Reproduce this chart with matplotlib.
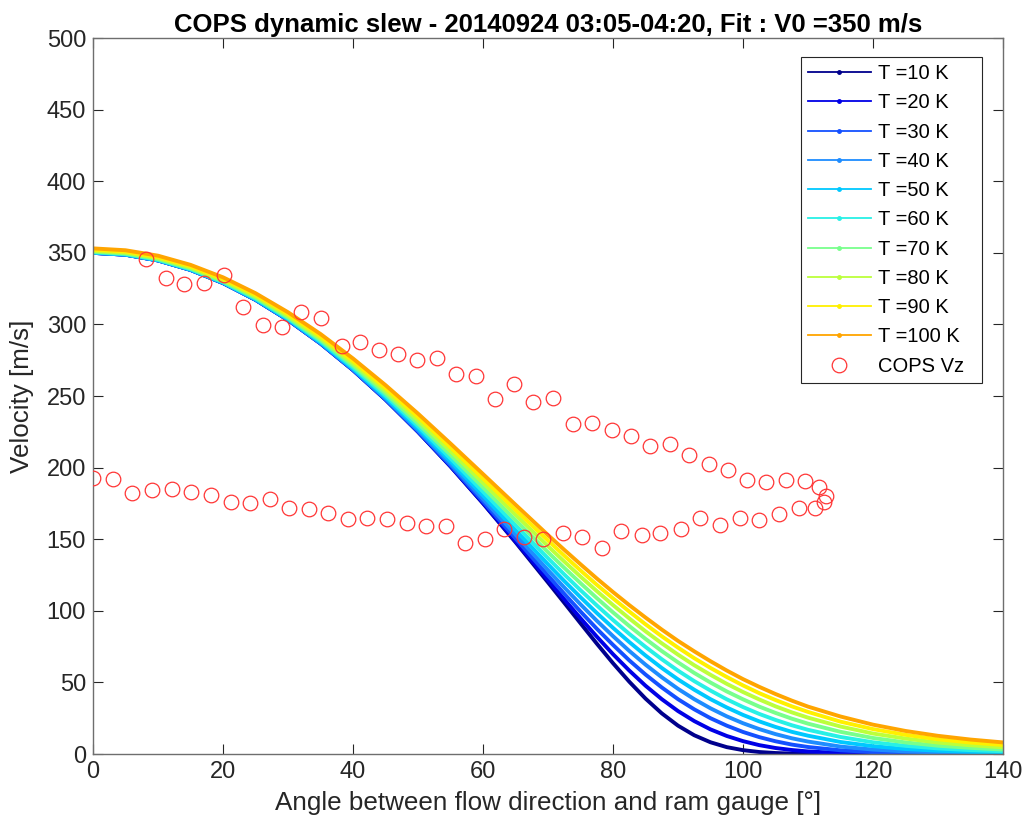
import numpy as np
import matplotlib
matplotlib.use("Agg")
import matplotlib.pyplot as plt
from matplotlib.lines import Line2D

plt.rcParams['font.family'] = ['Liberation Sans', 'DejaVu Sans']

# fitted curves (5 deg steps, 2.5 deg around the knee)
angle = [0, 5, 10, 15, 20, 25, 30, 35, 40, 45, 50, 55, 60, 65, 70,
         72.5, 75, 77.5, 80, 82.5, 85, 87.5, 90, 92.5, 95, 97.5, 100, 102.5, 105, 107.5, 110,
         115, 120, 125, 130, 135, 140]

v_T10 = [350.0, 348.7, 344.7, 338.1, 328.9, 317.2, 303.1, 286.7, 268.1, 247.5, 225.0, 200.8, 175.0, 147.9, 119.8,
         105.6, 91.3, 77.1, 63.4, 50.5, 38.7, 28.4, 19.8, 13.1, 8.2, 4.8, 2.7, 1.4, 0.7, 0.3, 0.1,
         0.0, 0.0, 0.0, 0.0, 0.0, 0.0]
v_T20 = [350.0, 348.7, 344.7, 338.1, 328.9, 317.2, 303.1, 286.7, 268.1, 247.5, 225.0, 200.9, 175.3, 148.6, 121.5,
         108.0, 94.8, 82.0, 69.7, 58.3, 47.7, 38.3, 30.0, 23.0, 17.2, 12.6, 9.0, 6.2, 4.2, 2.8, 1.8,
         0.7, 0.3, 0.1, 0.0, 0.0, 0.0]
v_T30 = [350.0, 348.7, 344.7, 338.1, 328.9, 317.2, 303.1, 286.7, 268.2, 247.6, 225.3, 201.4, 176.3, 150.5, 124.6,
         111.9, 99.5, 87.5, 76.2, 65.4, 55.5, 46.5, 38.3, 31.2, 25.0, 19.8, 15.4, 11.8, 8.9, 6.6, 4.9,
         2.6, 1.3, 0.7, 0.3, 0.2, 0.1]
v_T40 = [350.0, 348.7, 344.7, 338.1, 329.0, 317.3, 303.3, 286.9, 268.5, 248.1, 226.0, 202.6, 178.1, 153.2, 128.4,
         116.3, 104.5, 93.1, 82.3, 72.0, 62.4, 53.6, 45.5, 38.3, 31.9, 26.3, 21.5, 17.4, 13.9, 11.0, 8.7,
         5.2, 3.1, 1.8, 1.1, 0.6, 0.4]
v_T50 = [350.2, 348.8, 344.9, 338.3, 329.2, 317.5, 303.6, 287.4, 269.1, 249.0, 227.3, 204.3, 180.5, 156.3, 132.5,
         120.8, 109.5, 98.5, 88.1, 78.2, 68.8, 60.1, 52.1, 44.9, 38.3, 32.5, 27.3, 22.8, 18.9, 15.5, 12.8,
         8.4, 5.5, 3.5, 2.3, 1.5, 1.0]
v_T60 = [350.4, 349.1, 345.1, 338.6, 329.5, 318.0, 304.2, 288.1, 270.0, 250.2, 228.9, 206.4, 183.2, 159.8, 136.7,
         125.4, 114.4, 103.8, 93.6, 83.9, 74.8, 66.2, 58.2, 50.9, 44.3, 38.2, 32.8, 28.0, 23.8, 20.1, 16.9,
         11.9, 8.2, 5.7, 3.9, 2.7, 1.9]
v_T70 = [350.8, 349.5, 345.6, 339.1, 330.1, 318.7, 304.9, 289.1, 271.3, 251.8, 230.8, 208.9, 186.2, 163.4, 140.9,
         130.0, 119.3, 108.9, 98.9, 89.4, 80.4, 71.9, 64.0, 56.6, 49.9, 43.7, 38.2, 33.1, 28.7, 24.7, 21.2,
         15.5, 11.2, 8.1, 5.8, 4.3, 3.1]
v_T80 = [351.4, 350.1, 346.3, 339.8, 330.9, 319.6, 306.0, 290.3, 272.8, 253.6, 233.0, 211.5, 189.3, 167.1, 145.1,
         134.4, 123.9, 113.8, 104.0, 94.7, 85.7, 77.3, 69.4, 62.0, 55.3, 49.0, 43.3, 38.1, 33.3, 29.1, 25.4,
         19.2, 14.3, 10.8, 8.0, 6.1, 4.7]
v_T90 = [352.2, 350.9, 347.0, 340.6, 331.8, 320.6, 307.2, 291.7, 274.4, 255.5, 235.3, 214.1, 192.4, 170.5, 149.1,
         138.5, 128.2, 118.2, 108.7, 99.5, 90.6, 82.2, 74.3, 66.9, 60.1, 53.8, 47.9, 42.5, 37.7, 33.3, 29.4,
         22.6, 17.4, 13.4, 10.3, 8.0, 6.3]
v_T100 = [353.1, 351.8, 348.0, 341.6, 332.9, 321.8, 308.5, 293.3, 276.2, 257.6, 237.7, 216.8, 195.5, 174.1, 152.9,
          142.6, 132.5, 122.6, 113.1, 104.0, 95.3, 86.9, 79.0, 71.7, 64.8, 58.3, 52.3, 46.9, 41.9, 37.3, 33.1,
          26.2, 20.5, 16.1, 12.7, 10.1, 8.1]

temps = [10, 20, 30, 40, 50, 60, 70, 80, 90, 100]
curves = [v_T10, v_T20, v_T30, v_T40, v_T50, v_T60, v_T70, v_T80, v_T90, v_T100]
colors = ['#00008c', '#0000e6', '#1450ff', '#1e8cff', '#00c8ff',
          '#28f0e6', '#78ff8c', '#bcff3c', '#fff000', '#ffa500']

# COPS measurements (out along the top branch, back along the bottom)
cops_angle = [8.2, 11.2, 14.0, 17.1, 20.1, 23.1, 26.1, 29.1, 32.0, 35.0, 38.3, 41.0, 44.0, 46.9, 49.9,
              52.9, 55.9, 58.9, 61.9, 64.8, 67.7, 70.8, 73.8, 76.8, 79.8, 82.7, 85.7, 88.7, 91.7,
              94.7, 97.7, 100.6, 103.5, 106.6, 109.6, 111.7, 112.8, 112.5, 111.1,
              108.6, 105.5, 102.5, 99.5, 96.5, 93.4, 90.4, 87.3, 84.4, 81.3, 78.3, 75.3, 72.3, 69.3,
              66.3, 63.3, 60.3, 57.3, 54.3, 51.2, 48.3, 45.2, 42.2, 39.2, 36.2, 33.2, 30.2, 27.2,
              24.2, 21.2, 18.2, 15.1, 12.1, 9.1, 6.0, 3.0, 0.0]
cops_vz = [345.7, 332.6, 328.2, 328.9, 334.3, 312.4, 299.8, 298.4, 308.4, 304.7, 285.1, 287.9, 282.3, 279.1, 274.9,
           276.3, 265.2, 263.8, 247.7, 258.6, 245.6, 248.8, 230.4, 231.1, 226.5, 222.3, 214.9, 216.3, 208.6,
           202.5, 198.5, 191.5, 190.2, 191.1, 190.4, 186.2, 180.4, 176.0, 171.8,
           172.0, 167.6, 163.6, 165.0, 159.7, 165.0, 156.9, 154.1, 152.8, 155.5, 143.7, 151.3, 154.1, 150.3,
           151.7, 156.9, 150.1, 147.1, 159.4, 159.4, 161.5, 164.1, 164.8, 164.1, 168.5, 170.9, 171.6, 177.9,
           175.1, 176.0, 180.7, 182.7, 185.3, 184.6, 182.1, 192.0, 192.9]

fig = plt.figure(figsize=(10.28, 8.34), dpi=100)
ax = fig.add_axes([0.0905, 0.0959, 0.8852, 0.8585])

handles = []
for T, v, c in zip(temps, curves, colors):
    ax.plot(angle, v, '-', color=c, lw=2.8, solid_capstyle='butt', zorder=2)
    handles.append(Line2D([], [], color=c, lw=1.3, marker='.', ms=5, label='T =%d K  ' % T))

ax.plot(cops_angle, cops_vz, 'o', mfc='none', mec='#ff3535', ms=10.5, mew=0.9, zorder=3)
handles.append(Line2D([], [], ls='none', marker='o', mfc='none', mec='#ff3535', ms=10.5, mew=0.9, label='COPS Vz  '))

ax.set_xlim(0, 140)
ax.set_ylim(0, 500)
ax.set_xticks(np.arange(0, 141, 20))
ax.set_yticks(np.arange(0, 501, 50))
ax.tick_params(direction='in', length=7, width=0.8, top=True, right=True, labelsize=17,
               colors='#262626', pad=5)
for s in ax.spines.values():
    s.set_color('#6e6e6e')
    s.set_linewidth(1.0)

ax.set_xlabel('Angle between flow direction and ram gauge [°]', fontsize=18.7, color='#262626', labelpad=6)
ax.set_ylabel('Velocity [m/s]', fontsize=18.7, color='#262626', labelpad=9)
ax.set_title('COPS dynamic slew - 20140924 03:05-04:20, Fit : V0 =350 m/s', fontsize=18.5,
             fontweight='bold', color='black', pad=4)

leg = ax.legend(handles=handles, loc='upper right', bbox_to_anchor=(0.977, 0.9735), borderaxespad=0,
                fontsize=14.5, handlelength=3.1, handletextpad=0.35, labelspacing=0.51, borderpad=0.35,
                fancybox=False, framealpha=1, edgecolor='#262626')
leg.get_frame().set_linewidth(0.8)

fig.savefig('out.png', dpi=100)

────────────────────

REQUIREMENTS:
Skip the pictures, please, and transcribe only the lines from the beginning of the material through the one that contains "115, 120, 125, 130, 135, 140]".

RESPONSE TO THIS TASK:
Reproduce this chart with matplotlib.
import numpy as np
import matplotlib
matplotlib.use("Agg")
import matplotlib.pyplot as plt
from matplotlib.lines import Line2D

plt.rcParams['font.family'] = ['Liberation Sans', 'DejaVu Sans']

# fitted curves (5 deg steps, 2.5 deg around the knee)
angle = [0, 5, 10, 15, 20, 25, 30, 35, 40, 45, 50, 55, 60, 65, 70,
         72.5, 75, 77.5, 80, 82.5, 85, 87.5, 90, 92.5, 95, 97.5, 100, 102.5, 105, 107.5, 110,
         115, 120, 125, 130, 135, 140]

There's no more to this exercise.